Una inauguración y una ausencia
-Su padre nunca llegó a ver el Costa Galana funcionando...
-No, murió el 10 de agosto de 1994. La inauguración estaba programada para diciembre de ese año, pero lo postergamos por su fallecimiento. Finalmente, lo abrimos el 28 de enero de 1995, el día del cumpleaños de él. En honor a él. Así que el próximo 28 de enero cumplimos 30 años.
–¿Cómo fue, en ese momento, para su madre y para usted quedar a cargo de la compañía?
–El fallecimiento de mi padre fue un momento muy difícil para la compañía. Mi madre asumió un rol distinto y yo la acompañé. En esos años era bastante difícil ver a una mujer liderando una compañía. Muchos se preguntaban cuándo se caía la empresa... Nunca se lo dije a mi madre, pero eran los comentarios de la época. Yo sabía que no iba a ocurrir, que no íbamos a caer, porque conocía el talento de mi madre y confiaba en que yo iba a acompañarla con mi tenacidad. Por el contrario, la empresa creció y se transformó.
El origen del nombre
–¿De dónde sale el nombre Costa Galana?
–Queríamos un nombre que vinculara de alguna manera a las dos naciones o patrias de mis padres, que son españoles de origen pero argentinos por vocación. Amaban mucho a la Argentina. Queríamos algo que los vincule y era casi una fantasía ese deseo, hasta que pudimos encontrar en los registros históricos que Juan de Garay cuando navegaba frente a la orilla de Mar del Plata en 1581 le escribe a los reyes católicos: “He divisado muy galana costa”. Cuando vimos muy galana costa... en definitiva, esa fue la primera denominación que tuvo la ciudad... nos gustó muchísimo. Y lo transformamos: de “galana costa” a “Costa Galana”. Es, además, un nombre con un impacto enorme, muy elegante.

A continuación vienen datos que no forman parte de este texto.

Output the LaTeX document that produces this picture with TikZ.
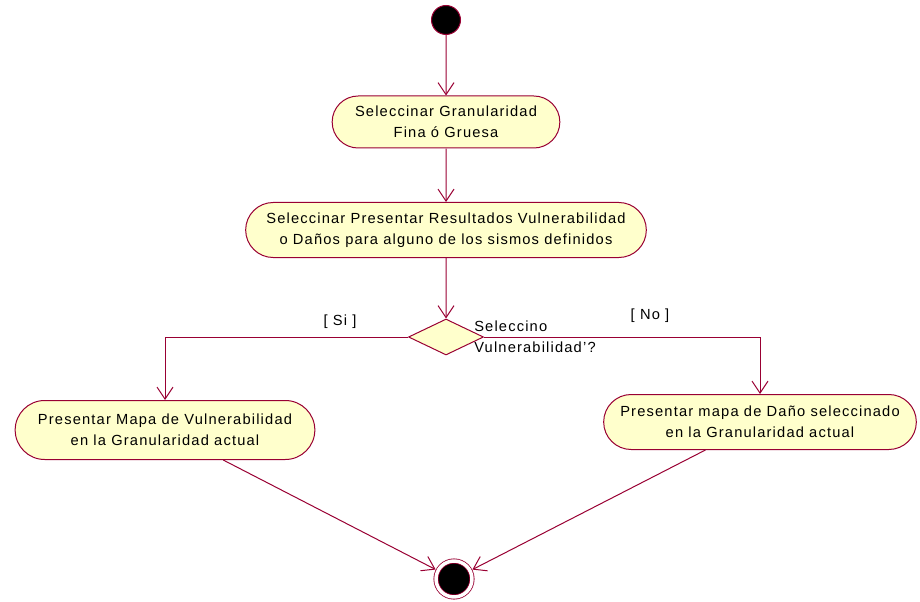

María del Carmen Cheda, madre de Claudia Álvarez Argüelles y uno de los pilares de este emporio hotelero que no para de crecer, continúa viviendo en el Hotel Iruña. “Nunca se quiso ir de ahí. Y la entiendo, para mí es mi casa”, señala Claudia, que cuenta finalmente que, hace 12 años, su hijo Matías Basanta Argüelles también se incorporó al grupo familiar. “Con él se incorporó la tercera generación, tiene varias áreas de la compañía a cargo y se está desarrollando para en el futuro poder conducir la empresa, pero siempre con la convicción de que primero para él tiene que ser una elección de felicidad”, dice la empresaria hotelera.
“Siempre, hasta los últimos días, mi padre vio a la Argentina como el gran país que lo recibió y que dio muchas oportunidades. Y mi madre todavía lo sigue diciendo: ‘Argentina es un gran país, con muchas oportunidades’. Ella siempre desea ver al país encaminado bajo una senda de crecimiento”, cierra Claudia.